Scourge of Sask Browning PR gal Shaundi Campbell was sharp-shooting greenheads that afternoon while Fred hopped back in the grain truck for Grant and scouted. There wasn’t a hint of wind, but mallards were trading potholes surrounding our field, so we set a loose spread with a few open pockets and four spinners.
Shaundi is this blonde-haired spitfire from Utah whose driving is a mix of Mario Andretti, New York City cab driver and a 15-year-old who just got her learner’s permit. And you better stay out of her way—she almost ran into a mattress that had fallen out of the bed of a truck, a semi (semee) and possibly another person in our group (we’re not sure, it was too dark) during the trip.
But she can shoot like a duck guide, and would ball up her fist and curse birds that did not work properly. She smoked a hen mallard trying to escape that was so high in the air, I got tired of watching it fall and sat back down.

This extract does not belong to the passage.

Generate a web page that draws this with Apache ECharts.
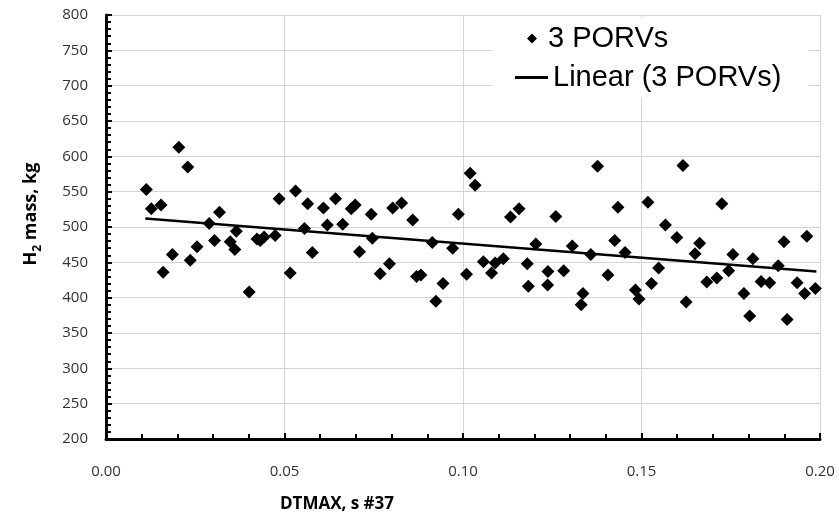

The birds flew at a steady trickle, we all told old war stories and joked like even older friends, a reminder of how fun it can be to hunt with new folks.
Our best afternoon was spent just listening to Zink tell stories of his competitive calling days and working for Grounds, who always had a new money-making scheme.
“Grounds called me up once and says, ‘hey bub, can you sell some hats for me?’” Zink said. “So the boxes come and these hats were all different colors, pink, green...I couldn’t sell them. Nobody wanted them. They just sat in the barn, which burned down years ago. That was the only way to get rid of those dang hats.”
We only shot a few ducks, and I whiffed on a pintail so close it was almost in the blind—so embarrassing in front of a guy like Zink, who is not above ribbing you over terrible shots.
Fred stayed behind another day after we left to run a tractor for Grant. But the forecasted rain for the small berg of Paradise Hill finally hit and the crew had to give up on combining. So, it was back to the lodge for glasses of Bulleit bourbon and telling lies. The rain turned to snow by morning and since Grant and his sons couldn’t harvest, the Kuypers hunted a field right in front of the lodge with family and girlfriends in town for Canadian Thanksgiving. Fresh birds had migrated in, but the Kuypers are apparently rifle shooters, not shotgunners.
“I told you, you shoulda stayed,” Zink later said. “Remember that huge mass of snow geese we saw on the first morning that passed us over? Well this time they all came into the decoys at once. It would have been a massacre if we had anybody who could shoot.”